TOKYO -- Daily COVID-19 cases in Tokyo on Tuesday hit a record high, with 2,848 new infections, in a sign of a growing outbreak even as the Olympics take place in the Japanese capital despite the state of emergency.
The surge in infections has prompted Prime Minister Yoshihide Suga to urge people to watch the Olympics Games on TV at home. "Delta variant is rapidly spreading," Suga warned on Tuesday. But Suga denied the possibility of canceling the Games.
Tokyo is in the midst of a state of emergency that was declared on July 12. Last week, the first-ever postponed Olympics began without spectators.
Tokyo also reported on Tuesday two new deaths and 82 severely ill patients due to COVID. The number of severely ill patients was down from 160 on Jan. 20, as more elderly people, who are more likely to suffer severely, get vaccinated.
With the jump on Tuesday, the seven-day average of new cases in the capital is now 1,762, up 49.4% from a week ago. The previous daily high for the city was on 2,520, recorded on Jan. 7.

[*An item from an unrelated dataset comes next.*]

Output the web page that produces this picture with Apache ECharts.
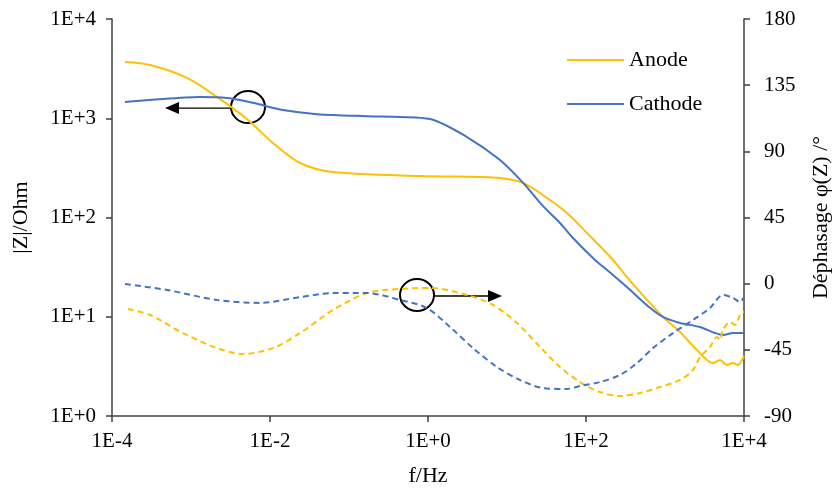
<!DOCTYPE html>
<html>
<head>
<meta charset="utf-8">
<script src="https://cdn.jsdelivr.net/npm/echarts@6/dist/echarts.min.js"></script>
<style>
  html, body { margin: 0; padding: 0; background: #fff; }
  #chart { width: 833px; height: 488px; }
</style>
</head>
<body>
<div id="chart"></div>
<script>
// |Z| anode
var anodeFreq = [1.46e-4, 3.03e-4, 8.9e-4, 2.13e-3, 5.27e-3, 0.0109, 0.024, 0.0627, 0.79, 4.55, 8.15, 16.0, 35.0, 57.4, 103, 220, 330, 592, 943, 1550, 2540, 4050, 4970, 6090, 7260, 8400, 10000];
var anodeZ = [3690, 3440, 2550, 1640, 960, 563, 354, 287, 262, 256, 250, 223, 150, 111, 69.8, 37.3, 25.1, 14.8, 9.95, 7.02, 4.62, 3.42, 3.66, 3.27, 3.42, 3.27, 4.03];

// |Z| cathode
var cathodeFreq = [1.46e-4, 3.03e-4, 1.30e-3, 2.86e-3, 6.1e-3, 0.0146, 0.0394, 0.169, 0.443, 1.06, 3.12, 8.15, 16.0, 28.6, 46.9, 66.5, 130, 185, 330, 646, 943, 1550, 2770, 4300, 5420, 7260, 10000];
var cathodeZ = [1460, 1530, 1640, 1600, 1430, 1210, 1100, 1050, 1030, 982, 647, 379, 223, 130, 88.1, 63.7, 37.3, 29.6, 19.9, 12.3, 9.95, 8.66, 7.89, 6.86, 6.55, 6.86, 6.86];

// phase anode
var anodePhFreq = [1.59e-4, 3.03e-4, 7.9e-4, 2.13e-3, 4.55e-3, 0.0109, 0.024, 0.0627, 0.169, 0.443, 1.06, 3.12, 6.65, 13.4, 26.2, 46.9, 84, 150, 269, 483, 865, 1550, 2260, 2770, 3710, 4550, 4970, 5420, 6650, 7690, 9440, 10000];
var anodePhase = [-17.2, -21.3, -33.6, -43.8, -47.8, -43.8, -33.6, -17.9, -6.3, -3.6, -2.9, -7.7, -14.5, -26.8, -43.1, -56.7, -66.9, -73.7, -76.4, -74.4, -70.3, -65.5, -58.7, -49.9, -43.1, -36.3, -38.3, -31.5, -26.1, -28.1, -19.3, -19.3];

// phase cathode
var cathodePhFreq = [1.46e-4, 4.97e-4, 2.13e-3, 7.46e-3, 0.024, 0.0627, 0.169, 0.443, 0.97, 1.90, 3.71, 7.46, 14.6, 28.6, 57.4, 84, 150, 269, 442, 705, 1260, 2260, 3710, 5420, 7260, 8890, 10000];
var cathodePhase = [-0.2, -4.3, -11.1, -13.1, -9.1, -6.4, -6.4, -11.1, -16.6, -29.5, -43.8, -56.7, -65.5, -71.0, -71.6, -69.6, -66.9, -62.1, -54.0, -43.8, -33.6, -24.7, -16.5, -7.7, -9.7, -12.5, -9.1];

var freqTicks = [1e-4, 1e-2, 1, 1e2, 1e4];

// annotations: [freq, value, arrow end freq]
var markZ = [5.27e-3, 1297, 4.69e-4];
var markPhase = [0.726, -7.7, 8.65];

var font = 'Liberation Serif, Times New Roman, serif';
var axisColor = '#404040';

function pairs(xs, ys) {
    return xs.map(function (x, i) { return [x, ys[i]]; });
}

function expLabel(v) {
    var e = Math.round(Math.log(v) / Math.LN10);
    return '1E' + (e < 0 ? '-' : '+') + Math.abs(e);
}

var chart = echarts.init(document.getElementById('chart'));

var option = {
    animation: false,
    textStyle: { fontFamily: font, color: '#000' },
    grid: { left: 112, right: 89, top: 19, bottom: 72, outerBoundsMode: 'none' },
    legend: {
        data: ['Anode', 'Cathode'],
        orient: 'vertical',
        left: 562,
        top: 44,
        icon: 'rect',
        itemWidth: 57,
        itemHeight: 2,
        itemGap: 22,
        textStyle: { fontFamily: font, fontSize: 22, color: '#000' }
    },
    xAxis: {
        type: 'log',
        logBase: 10,
        min: 1e-4,
        max: 1e4,
        name: 'f/Hz',
        nameLocation: 'middle',
        nameGap: 49,
        nameTextStyle: { fontFamily: font, fontSize: 22, color: '#000' },
        axisLine: { onZero: false, lineStyle: { color: axisColor, width: 1.5 } },
        axisTick: { show: true, length: 6, lineStyle: { color: axisColor, width: 1.5 }, customValues: freqTicks },
        axisLabel: { fontFamily: font, fontSize: 21, color: '#000', margin: 15, customValues: freqTicks, formatter: expLabel },
        splitLine: { show: false },
        minorTick: { show: false }
    },
    yAxis: [
        {
            type: 'log',
            logBase: 10,
            min: 1,
            max: 1e4,
            name: '|Z|/Ohm',
            nameLocation: 'middle',
            nameRotate: 90,
            nameGap: 80,
            nameTextStyle: { fontFamily: font, fontSize: 22, color: '#000' },
            axisLine: { show: true, onZero: false, lineStyle: { color: axisColor, width: 1.5 } },
            axisTick: { show: true, length: 6, lineStyle: { color: axisColor, width: 1.5 } },
            axisLabel: { fontFamily: font, fontSize: 21, color: '#000', margin: 16, formatter: expLabel },
            splitLine: { show: false }
        },
        {
            type: 'value',
            min: -90,
            max: 180,
            interval: 45,
            position: 'right',
            name: 'Déphasage φ(Z) /°',
            nameLocation: 'middle',
            nameRotate: 90,
            nameGap: 66,
            nameTextStyle: { fontFamily: font, fontSize: 22, color: '#000' },
            axisLine: { show: true, onZero: false, lineStyle: { color: axisColor, width: 1.5 } },
            axisTick: { show: true, length: 6, lineStyle: { color: axisColor, width: 1.5 } },
            axisLabel: { fontFamily: font, fontSize: 21, color: '#000', margin: 20 },
            splitLine: { show: false }
        }
    ],
    series: [
        {
            name: 'Anode', type: 'line', yAxisIndex: 0, symbol: 'none', smooth: 0.3,
            data: pairs(anodeFreq, anodeZ),
            itemStyle: { color: '#FFC000' },
            lineStyle: { color: '#FFC000', width: 2 }
        },
        {
            name: 'Cathode', type: 'line', yAxisIndex: 0, symbol: 'none', smooth: 0.3,
            data: pairs(cathodeFreq, cathodeZ),
            itemStyle: { color: '#4472C4' },
            lineStyle: { color: '#4472C4', width: 2 }
        },
        {
            name: 'Anode φ', type: 'line', yAxisIndex: 1, symbol: 'none', smooth: 0.3,
            data: pairs(anodePhFreq, anodePhase),
            itemStyle: { color: '#FFC000' },
            lineStyle: { color: '#FFC000', width: 2, type: [6, 4] }
        },
        {
            name: 'Cathode φ', type: 'line', yAxisIndex: 1, symbol: 'none', smooth: 0.3,
            data: pairs(cathodePhFreq, cathodePhase),
            itemStyle: { color: '#4472C4' },
            lineStyle: { color: '#4472C4', width: 2, type: [6, 4] }
        }
    ]
};

chart.setOption(option);

// ellipse + arrow annotations, placed via the axes
function annotation(seriesIndex, mark, dir) {
    var c = chart.convertToPixel({ seriesIndex: seriesIndex }, [mark[0], mark[1]]);
    var end = chart.convertToPixel({ seriesIndex: seriesIndex }, [mark[2], mark[1]]);
    var rx = 17, ry = 16, head = 14, half = 6;
    var y = c[1] + 1;
    var startX = c[0] + dir * rx;
    return [
        {
            type: 'line',
            shape: { x1: startX, y1: y, x2: end[0] - dir * head, y2: y },
            style: { stroke: '#000', lineWidth: 1.3 }
        },
        {
            type: 'polygon',
            shape: { points: [[end[0], y], [end[0] - dir * head, y - half], [end[0] - dir * head, y + half]] },
            style: { fill: '#000' }
        },
        {
            type: 'ellipse',
            shape: { cx: c[0], cy: c[1], rx: rx, ry: ry },
            style: { fill: null, stroke: '#000', lineWidth: 2 }
        }
    ];
}

chart.setOption({
    graphic: annotation(0, markZ, -1).concat(annotation(2, markPhase, 1))
});
</script>
</body>
</html>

Record-breaking new infections on Tuesday signal a resurgence of the virus and a further rise in COVID cases during the Olympics, partly due to the fast-spreading delta variant.
Most Olympic events are being held without spectators to limit the spread of the coronavirus. Organizers will soon decide on spectator limits for the Paralympic Games, which are set to begin on Aug. 24 after the closing ceremony of the Olympics. Although organizers are seeking to hold the Games with spectators, the rising number of COVID cases is casting a shadow over those plans.
Tokyo Gov. Yuriko Koike said earlier on Tuesday the Metropolitan Government was asking hospitals to prepare more beds for COVID-19 patients as the Olympic host city grapples with spreading infections. Koike stressed, "It is important for young people to get vaccinated."
The virus is spreading relatively rapidly among young people, with 951 cases on Tuesday for people in their 20s, 610 in their 30s and 466 in their 40s, while there were only 78 cases among those over 65 years old.
The resurgence in infections is thought to be due, in part, to people tiring of COVID restrictions and letting down their guard. As many bars and restaurants owners complain about delays in government financial support, some have resumed normal operations despite authorities' requests that they shorten business hours.
The fourth state of emergency also failed to persuade young people to stay home. At some outdoor Olympic events such as the triathlon, many spectators gathered despite organizers' pleas that people watch the Games at home.
According to Olympic organizers, 155 positive cases connected to the Games have been reported between July 1 and July 27, 18 of whom are athletes. "This is the most tested -- and possibly even the most vaccinated [event] ... anywhere in the world," IOC spokesperson Mark Adams stressed on Tuesday.